**GIVEN INSTRUCTION**
Set the data down again, exactly as it reads, but without the pictures.

**MATERIAL**

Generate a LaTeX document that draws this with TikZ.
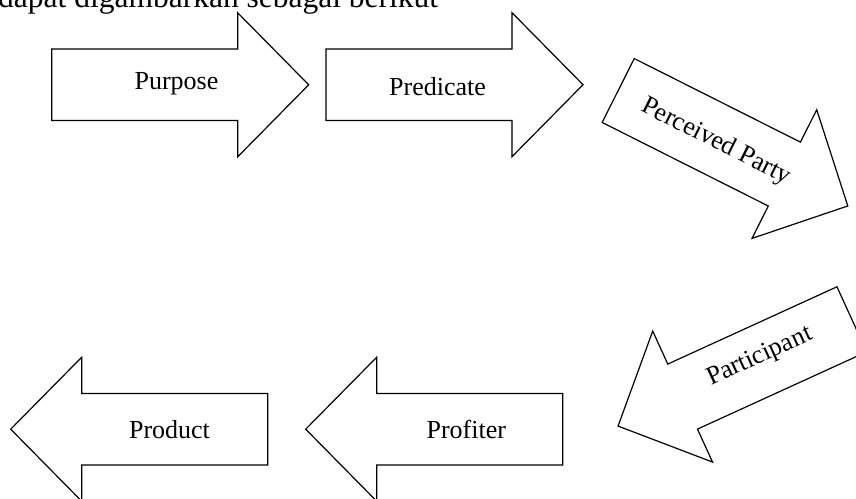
\documentclass[tikz,border=0pt]{standalone}
\usepackage{fontspec}
\setmainfont{Liberation Serif}
\newcommand\blockarrow[4]{%
  \begin{scope}[shift={(#1,#2)}, rotate=#3]
    \draw[blk] (0,-35.75) -- (186,-35.75) -- (186,-72) -- (257,0) -- (186,72)
      -- (186,35.75) -- (0,35.75) -- cycle;
    \coordinate (#4) at (0,0);
  \end{scope}}
\begin{document}
\begin{tikzpicture}[x=1pt,y=-1pt,
  blk/.style={draw=black, line width=1.2pt, fill=white, line join=miter},
  lbl/.style={font=\fontsize{26}{30}\selectfont, inner sep=0pt},
  ttl/.style={font=\fontsize{31.5}{36}\selectfont, inner sep=0pt, anchor=base west}]
\useasboundingbox (0,0) rectangle (856,498);
\node[ttl] (title) at (-2,7) {dapat digambarkan sebagai berikut};
\blockarrow{51.7}{84.8}{0}{a1}
\blockarrow{326}{84.7}{0}{a2}
\blockarrow{618.2}{90.5}{-26.7}{a3}
\blockarrow{851.8}{319.3}{204.55}{a4}
\blockarrow{562.7}{429.2}{180}{a5}
\blockarrow{267.7}{429.2}{180}{a6}
\node[lbl, anchor=base] (purpose) at (176.5,89) {Purpose};
\node[lbl, anchor=base] (predicate) at (437.5,95) {Predicate};
\node[lbl, rotate=-26.7] (perceived) at (716,142) {Perceived Party};
\node[lbl, rotate=24.5] (participant) at (760,357) {Participant};
\node[lbl, anchor=base] (profiter) at (466.3,438.3) {Profiter};
\node[lbl, anchor=base] (product) at (169.5,438.3) {Product};
\end{tikzpicture}
\end{document}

**COMPLETED EXERCISE**
Generate a LaTeX document that draws this with TikZ.
\documentclass[tikz,border=0pt]{standalone}
\usepackage{fontspec}
\setmainfont{Liberation Serif}
\newcommand\blockarrow[4]{%
  \begin{scope}[shift={(#1,#2)}, rotate=#3]
    \draw[blk] (0,-35.75) -- (186,-35.75) -- (186,-72) -- (257,0) -- (186,72)
      -- (186,35.75) -- (0,35.75) -- cycle;
    \coordinate (#4) at (0,0);
  \end{scope}}
\begin{document}
\begin{tikzpicture}[x=1pt,y=-1pt,
  blk/.style={draw=black, line width=1.2pt, fill=white, line join=miter},
  lbl/.style={font=\fontsize{26}{30}\selectfont, inner sep=0pt},
  ttl/.style={font=\fontsize{31.5}{36}\selectfont, inner sep=0pt, anchor=base west}]
\useasboundingbox (0,0) rectangle (856,498);
\node[ttl] (title) at (-2,7) {dapat digambarkan sebagai berikut};
\blockarrow{51.7}{84.8}{0}{a1}
\blockarrow{326}{84.7}{0}{a2}
\blockarrow{618.2}{90.5}{-26.7}{a3}
\blockarrow{851.8}{319.3}{204.55}{a4}
\blockarrow{562.7}{429.2}{180}{a5}
\blockarrow{267.7}{429.2}{180}{a6}
\node[lbl, anchor=base] (purpose) at (176.5,89) {Purpose};
\node[lbl, anchor=base] (predicate) at (437.5,95) {Predicate};
\node[lbl, rotate=-26.7] (perceived) at (716,142) {Perceived Party};
\node[lbl, rotate=24.5] (participant) at (760,357) {Participant};
\node[lbl, anchor=base] (profiter) at (466.3,438.3) {Profiter};
\node[lbl, anchor=base] (product) at (169.5,438.3) {Product};
\end{tikzpicture}
\end{document}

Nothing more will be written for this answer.